Board Nominations Committee Report
Composition of the Nominations Committee of the Board
The Board appointed Nominations Committee comprised of 5 Board members and the Chairman of the Committee was an Independent Director as set out below and the Chief Executive Officer (CEO) has been present at meetings only if invited by the Committee.
Chairman
Mr Hemaka Amarasuriya was the Chairman of the Committee until his retirement on 30 November 2013
Present Chairman
Mr Sunil G Wijesinha
Members
Mr Ashok Pathirage, Mr Sujeewa Rajapakse, Mr Anura Siriwardena, Mr Trevine Jayasekara
Brief profiles of each member are given on 'Board of Directors' section.
Charter of the Board Nominations Committee
The Committee carries out the following duties and responsibilities:
- Implements procedures to select/appoint new Directors, CEO and Key Management Personnel (KMPs).
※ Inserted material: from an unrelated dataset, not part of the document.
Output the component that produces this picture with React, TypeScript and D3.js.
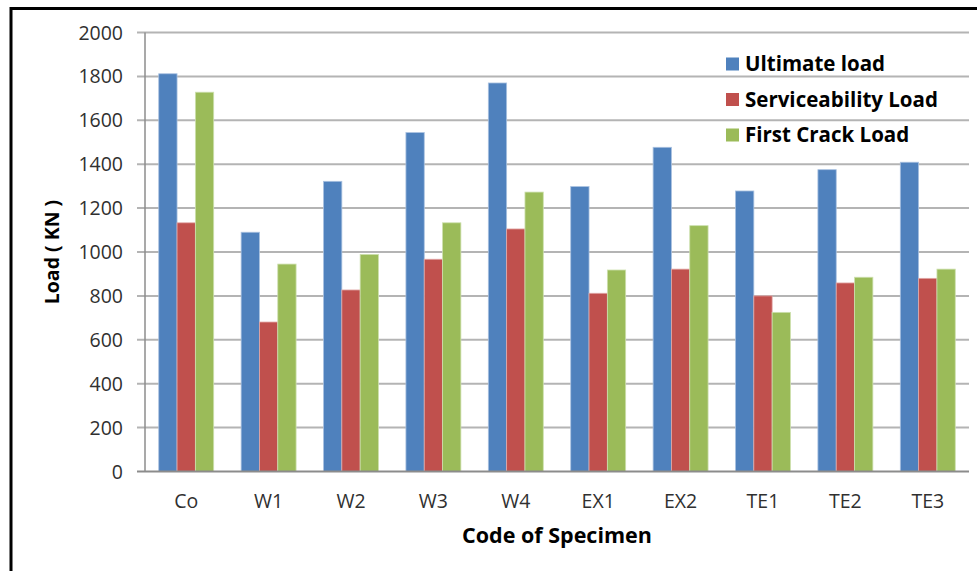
import React, { useEffect, useRef } from 'react';
import * as d3 from 'd3';

const categories = ['Co', 'W1', 'W2', 'W3', 'W4', 'EX1', 'EX2', 'TE1', 'TE2', 'TE3'];
const seriesNames = ['Ultimate load', 'Serviceability Load', 'First Crack Load'];
const ultimateLoad = [1812, 1090, 1322, 1544, 1770, 1298, 1477, 1278, 1375, 1409];
const serviceabilityLoad = [1133, 681, 827, 967, 1105, 812, 922, 800, 859, 880];
const firstCrackLoad = [1728, 945, 989, 1133, 1273, 918, 1120, 725, 885, 922];
const yTicks = [0, 200, 400, 600, 800, 1000, 1200, 1400, 1600, 1800, 2000];
const colors = ['#4F81BD', '#C0504D', '#9BBB59'];
const edgeColors = ['#a9c1e0', '#e2a9a8', '#cde0ae'];

const W = 977;
const H = 571;
const FONT = '"Open Sans", "Liberation Sans", sans-serif';

const App: React.FC = () => {
  const svgRef = useRef<SVGSVGElement>(null);

  useEffect(() => {
    document.body.style.margin = '0';
    if (!svgRef.current) return;
    const svg = d3.select(svgRef.current);
    svg.selectAll('*').remove();

    const margin = { left: 145, right: 8, top: 32.5, bottom: 99.5 };
    const x = d3.scaleBand<string>()
      .domain(categories)
      .range([margin.left, W - margin.right])
      .paddingInner(0.333)
      .paddingOuter(0.1667);
    const series = [ultimateLoad, serviceabilityLoad, firstCrackLoad];
    const xs = d3.scaleBand<number>()
      .domain([0, 1, 2])
      .range([0, x.bandwidth()]);
    const y = d3.scaleLinear().domain([0, 2000]).range([H - margin.bottom, margin.top]);

    svg.append('rect').attr('width', W).attr('height', H).attr('fill', '#fff');

    // grid
    svg.append('g')
      .selectAll('line')
      .data(yTicks.filter(d => d > 0))
      .join('line')
      .attr('x1', margin.left - 8)
      .attr('x2', W - margin.right)
      .attr('y1', d => y(d))
      .attr('y2', d => y(d))
      .attr('stroke', '#b4b4b4')
      .attr('stroke-width', 2);

    // bars
    series.forEach((vals, si) => {
      svg.append('g')
        .selectAll('rect')
        .data(vals)
        .join('rect')
        .attr('x', (_, i) => (x(categories[i]) as number) + (xs(si) as number))
        .attr('y', d => y(d))
        .attr('width', xs.bandwidth())
        .attr('height', d => y(0) - y(d))
        .attr('fill', colors[si])
        .attr('stroke', edgeColors[si])
        .attr('stroke-width', 0.8);
    });

    // axes lines
    svg.append('line')
      .attr('x1', margin.left).attr('x2', margin.left)
      .attr('y1', y(2000)).attr('y2', y(0))
      .attr('stroke', '#8c8c8c').attr('stroke-width', 1.5);
    svg.append('line')
      .attr('x1', margin.left - 8).attr('x2', W - margin.right)
      .attr('y1', y(0)).attr('y2', y(0))
      .attr('stroke', '#8c8c8c').attr('stroke-width', 2);

    // y tick labels
    svg.append('g')
      .selectAll('text')
      .data(yTicks)
      .join('text')
      .attr('x', 123)
      .attr('y', d => y(d))
      .attr('dy', '0.36em')
      .attr('text-anchor', 'end')
      .attr('fill', '#303030')
      .style('font-family', FONT)
      .style('font-size', '19.5px')
      .text(d => String(d));

    // x tick labels
    svg.append('g')
      .selectAll('text')
      .data(categories)
      .join('text')
      .attr('x', d => (x(d) as number) + x.bandwidth() / 2)
      .attr('y', 507.5)
      .attr('text-anchor', 'middle')
      .attr('fill', '#303030')
      .style('font-family', FONT)
      .style('font-size', '19.5px')
      .text(d => d);

    // axis titles
    svg.append('text')
      .attr('x', (margin.left + W - margin.right) / 2)
      .attr('y', 543)
      .attr('text-anchor', 'middle')
      .attr('fill', '#000')
      .style('font-family', FONT)
      .style('font-weight', 'bold')
      .style('font-size', '21.5px')
      .text('Code of Specimen');

    svg.append('text')
      .attr('transform', `translate(58.5,${y(1000)}) rotate(-90)`)
      .attr('text-anchor', 'middle')
      .attr('fill', '#000')
      .style('font-family', FONT)
      .style('font-weight', 'bold')
      .style('font-size', '19.5px')
      .text('Load ( KN )');

    // legend
    const legend = svg.append('g').attr('transform', 'translate(726,64)');
    seriesNames.forEach((name, i) => {
      const row = legend.append('g').attr('transform', `translate(0,${i * 35.5})`);
      row.append('rect')
        .attr('x', 0).attr('y', -6.5)
        .attr('width', 13).attr('height', 13)
        .attr('fill', colors[i]);
      row.append('text')
        .attr('x', 19)
        .attr('y', 0)
        .attr('dy', '0.36em')
        .attr('fill', '#000')
        .style('font-family', FONT)
        .style('font-weight', 'bold')
        .style('font-size', '20.5px')
        .text(name);
    });

    // outer frame
    svg.append('path')
      .attr('d', `M11,${H + 5} L11,8.5 L${W + 5},8.5`)
      .attr('fill', 'none')
      .attr('stroke', '#000')
      .attr('stroke-width', 3);
  }, []);

  return <svg ref={svgRef} width={W} height={H} style={{ display: 'block' }} />;
};

export default App;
- Considers and recommends the re-election of current Directors, taking into account the performance and contribution made by the Director/s concerned towards the overall discharge of the Board’s responsibilities.
- Sets out the criteria such as qualifications, experience and key attributes required for eligibility to be considered for appointment or promotion to the post of CEO and the KMPs.
- Ensures that Directors, CEO and KMPs are fit and proper persons to hold office as specified in the criteria given in Direction 3(3) and as set out in the Banking Act Direction No. 11 of 2007 on Corporate Governance for Licensed Commercial Banks
- Implements procedure to set the criteria such as qualifications, experience and key attributes required for eligibility to be considered for appointment to select/appoint fit and proper persons as the Nominee Directors to the Boards of the Bank’s Group Companies.
- Considers and recommends from time to time, the requirements of additional/new expertise and the succession arrangements for retiring Directors and KMPs.
The primary purpose of the Committee is to identify individuals qualified to become members of the Boards of the Bank and its Group companies. The Committee ascertains the fit and proper nature of the Directors to be so appointed by taking into account the relevant regulatory requirements and the applicable statutes. The Nominations Committee is expected to recommend individuals that they consider may make valuable members of the Board/s taking into consideration the experience, skills and expertise and competencies of such individuals and the needs of the Board/s, if and when a vacancy exists. The Nominations Committee is further expected to ascertain periodically and determine if there is a specific requirement for a Director with particular skills.
The procedure which the Committee adheres to in the selection of suitable candidates to fill casual vacancies is depicted below:
- Determining the skills and experience appropriate and necessary for the role of the Director/s to be appointed.
- Evaluating and deducing a timetable for the appointment of the Director and/or Directors.
- Analyzing the skills and expertise of the nominated individual/s.
- The preparation of a short-list of candidates.
- The potential candidates so identified are then approached in order to determine their interest and willingness to join the Board pursuant to explaining to the said candidates the responsibilities such an appointment would entail as well as the terms and conditions of the appointment, including the level of time commitment, remuneration etc.
- Once a potential candidate has been identified that candidate is expected to provide a copy of his/her résumé detailing their skills, expertise and experience. The Committee thereafter may interview the candidate and explain details of the Bank, its operations, policies and expectations whilst simultaneously, further assessing the suitability of the said candidate.
- When considering a candidate the Committee makes their assessment bearing in mind the following guidelines:
- competencies and qualifications;
- independence/connections with the Bank and related parties;
- other Directorships held (previously and currently);
- time availability;
- contribution to the overall balance of the composition of the Board;
- depth of understanding of the role and legal obligations of a Director.
- Upon assessing the aforementioned the Committee then accordingly makes a recommendation to this effect to the Board of Directors of the Bank.
- The said recommendation will be submitted for approval to the Board of Directors of the Bank subject to obtaining necessary regulatory approval for the same
Board Nominations Committee Meetings
The Committee held seven meetings during the year under review. The attendance of committee members at meetings is stated in the table under 'Corporate Governance' section. The quorum for a meeting is three (3) members.
The proceedings of the Committee meetings have been regularly reported to the Board of Directors.